“Amateur philosophers, unlike their professional counterparts at universities, need not worry about historical struggles for prominence among competing school, the politics of journals, and the personal jealousies of scholars. They can keep their minds on the basic questions. What these are is the first task for the amateur philosopher to decide. IS he interested in what the best thinkers of the past have believed about what it means to ‘be’? Or is he more interested in what constitutes the ‘good’ or the ‘beautiful’?

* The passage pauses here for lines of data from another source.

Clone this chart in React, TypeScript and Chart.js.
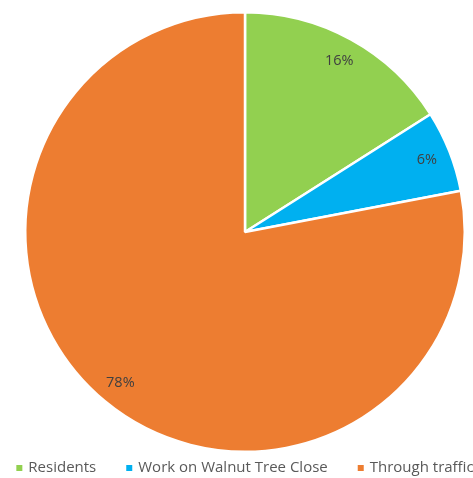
import React, { useEffect, useRef } from "react";
import { Chart, registerables } from "chart.js";

Chart.register(...registerables);

const categories = ["Residents", "Work on Walnut Tree Close", "Through traffic"];
const values = [16, 6, 78];
const colors = ["#92D050", "#00B0F0", "#ED7D31"];

const FONT = "'Open Sans', 'Noto Sans', sans-serif";

const labelPlugin = {
  id: "sliceLabels",
  afterDatasetsDraw(chart: any) {
    const ctx = chart.ctx;
    const meta = chart.getDatasetMeta(0);
    ctx.save();
    ctx.font = `14.5px ${FONT}`;
    ctx.fillStyle = "#404040";
    ctx.textAlign = "center";
    ctx.textBaseline = "middle";
    meta.data.forEach((arc: any, i: number) => {
      const { x, y, startAngle, endAngle, outerRadius } = arc.getProps(
        ["x", "y", "startAngle", "endAngle", "outerRadius"],
        true
      );
      const mid = (startAngle + endAngle) / 2;
      const r = outerRadius * 0.89;
      ctx.fillText(values[i] + "%", x + Math.cos(mid) * r, y + Math.sin(mid) * r);
    });
    ctx.restore();
  },
};

const legendPlugin = {
  id: "bottomLegend",
  afterDraw(chart: any) {
    const ctx = chart.ctx;
    const meta = chart.getDatasetMeta(0);
    const cx = meta.data[0] ? meta.data[0].x : chart.width / 2;
    const box = 6;
    const boxGap = 6;
    const itemGap = 30;
    const yMid = chart.chartArea.bottom + 15;
    ctx.save();
    ctx.font = `15px ${FONT}`;
    ctx.textBaseline = "middle";
    ctx.textAlign = "left";
    const widths = categories.map((c) => box + boxGap + ctx.measureText(c).width);
    const total = widths.reduce((a, b) => a + b, 0) + itemGap * (categories.length - 1);
    let x = cx - total / 2;
    categories.forEach((c, i) => {
      ctx.fillStyle = colors[i];
      ctx.fillRect(x, yMid - box / 2, box, box);
      ctx.fillStyle = "#595959";
      ctx.fillText(c, x + box + boxGap, yMid);
      x += widths[i] + itemGap;
    });
    ctx.restore();
  },
};

export default function App() {
  const ref = useRef<HTMLCanvasElement>(null);
  useEffect(() => {
    document.body.style.margin = "0";
    const chart = new Chart(ref.current!, {
      type: "pie",
      data: {
        labels: categories,
        datasets: [
          {
            data: values,
            backgroundColor: colors,
            borderColor: "#ffffff",
            borderWidth: 2.5,
          },
        ],
      },
      options: {
        responsive: false,
        animation: false,
        layout: { padding: { left: 17, top: 11, right: 0, bottom: 25 } },
        plugins: {
          tooltip: { enabled: false },
          legend: { display: false },
        },
      },
      plugins: [labelPlugin, legendPlugin],
    });
    return () => chart.destroy();
  }, []);
  return (
    <div style={{ width: 473, height: 478 }}>
      <canvas ref={ref} width={473} height={478} />
    </div>
  );
}
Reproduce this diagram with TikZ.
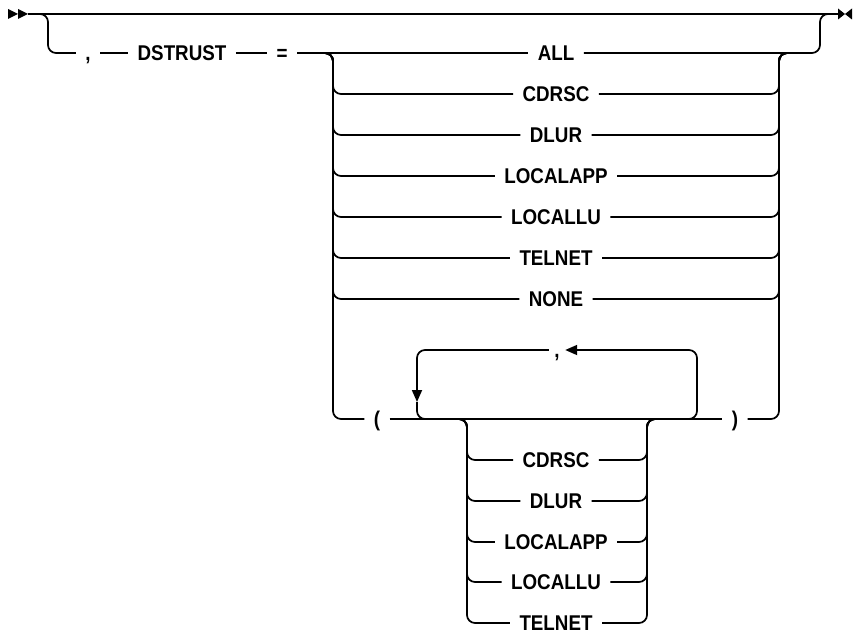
\documentclass[tikz,border=0pt]{standalone}
\usepackage{fontspec}
\setmainfont{Liberation Sans}[FakeStretch=0.88]
\usetikzlibrary{arrows.meta}
\begin{document}
\begin{tikzpicture}[x=0.75pt,y=-0.75pt,
  rail/.style={line width=1.3pt, rounded corners=6pt},
  lbl/.style={font=\fontsize{16}{18}\selectfont\bfseries, inner xsep=7pt, inner ysep=0pt, text height=11.5pt, text depth=0pt},
  tip/.style={-{Triangle[length=9pt,width=7.5pt]}},
]
\useasboundingbox (0,0) rectangle (856,642);

% start and end marks
\coordinate (start) at (28,14);
\coordinate (end) at (838,14);
\fill (8,9) -- (18,14) -- (8,19) -- cycle;
\fill (18,9) -- (28,14) -- (18,19) -- cycle;
\fill (838,8.5) -- (845,14) -- (838,19.5) -- cycle;
\fill (852,8.5) -- (845,14) -- (852,19.5) -- cycle;
\draw[rail] (start) -- (end);

% optional branch
\node[lbl] (comma) at (88,53) {,};
\node[lbl] (dstrust) at (182,53) {DSTRUST};
\node[lbl] (eq) at (282,53) {=};
\coordinate (bl) at (36,14);
\coordinate (br) at (832,14);
\draw[rail] (bl) -- (48,14) -- (48,53) -- (comma.west);
\draw[rail] (comma) -- (dstrust);
\draw[rail] (dstrust) -- (eq);

% main choice stack
\node[lbl] (all) at (556,53) {ALL};
\node[lbl] (cdrsc) at (556,94) {CDRSC};
\node[lbl] (dlur) at (556,135) {DLUR};
\node[lbl] (localapp) at (556,176) {LOCALAPP};
\node[lbl] (locallu) at (556,217) {LOCALLU};
\node[lbl] (telnet) at (556,258) {TELNET};
\node[lbl] (none) at (556,299) {NONE};
\node[lbl] (lparen) at (377,419) {(};
\node[lbl] (rparen) at (735,419) {)};

\draw[rail] (eq) -- (all);
\draw[rail] (all.east) -- (820,53) -- (820,14) -- (br);

\coordinate (sl) at (320,53);
\coordinate (sr) at (792,53);
\foreach \n in {cdrsc,dlur,localapp,locallu,telnet,none}{
  \draw[rail] (sl) -- (333,53) |- (\n.west);
  \draw[rail] (sr) -- (779,53) |- (\n.east);
}
\draw[rail] (sl) -- (333,53) |- (lparen.west);
\draw[rail] (sr) -- (779,53) |- (rparen.east);
\draw[rail] (lparen) -- (rparen);

% repeat loop
\node[lbl, inner xsep=4pt] (comma2) at (557,350) {,};
\coordinate (lr) at (685,419);
\coordinate (ll) at (430,419);
\coordinate (lm) at (417,402);
\draw[rail, tip] (lr) -- (697,419) -- (697,350) -- (comma2.east);
\draw[rail, tip] (comma2.west) -- (417,350) -- (lm);
\draw[rail] (lm) -- (417,419) -- (ll);

% inner choice stack
\node[lbl] (icdrsc) at (556,460) {CDRSC};
\node[lbl] (idlur) at (556,501) {DLUR};
\node[lbl] (ilocalapp) at (556,542) {LOCALAPP};
\node[lbl] (ilocallu) at (556,582) {LOCALLU};
\node[lbl] (itelnet) at (556,623) {TELNET};
\coordinate (il) at (455,419);
\coordinate (ir) at (659,419);
\foreach \n in {icdrsc,idlur,ilocalapp,ilocallu,itelnet}{
  \draw[rail] (il) -- (467,419) |- (\n.west);
  \draw[rail] (ir) -- (647,419) |- (\n.east);
}
\end{tikzpicture}
\end{document}
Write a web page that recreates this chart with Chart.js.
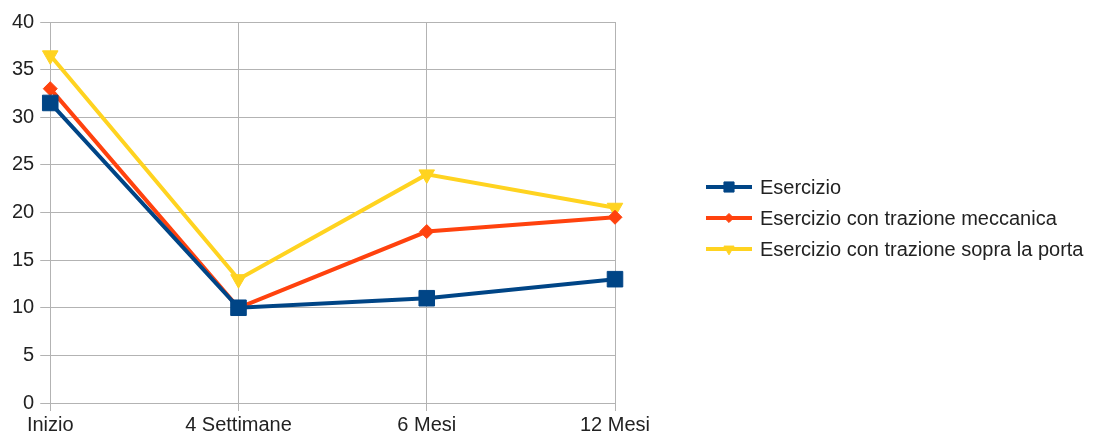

As in all other branches of learning, the first step after deciding what area one wants to pursue is to learn what others have thought about the matter. By reading, talking, and listening selectively one can form an idea of what the “state of the art” in the field is. Again, the importance of personally taking control of the direction of learning from the very first steps cannot be stressed enough. If a person feels coerced to read a certain book, to follow a given course because that is supposed to be the way to do it, learning will go against the grain. But if the decision is to take that same route because of an inner feeling of rightness, the learning will be relatively effortless and enjoyable. . . . specialization is for the sake of thinking better, and not an end in itself. Unfortunately many serious thinkers devote all their mental effort to becoming well-known scholars, but in the meantime they forget their initial purpose in scholarship.
In philosophy as in other disciplines there comes a point where a person is ready to pass from the status of passive consumer to that of active producer. To write down one’s insights expecting that someday they will be read with awe by posterity would be in most cases an act of hubris. . . But if one records ideas in response to an inner challenge to express clearly the major questions by which one feels confronted, and tries to sketch out answers that will help make sense of one’s experiences, then the amateur philosopher will have learned to derive enjoyment from one of the most difficult and rewarding tasks of life.” (138-139).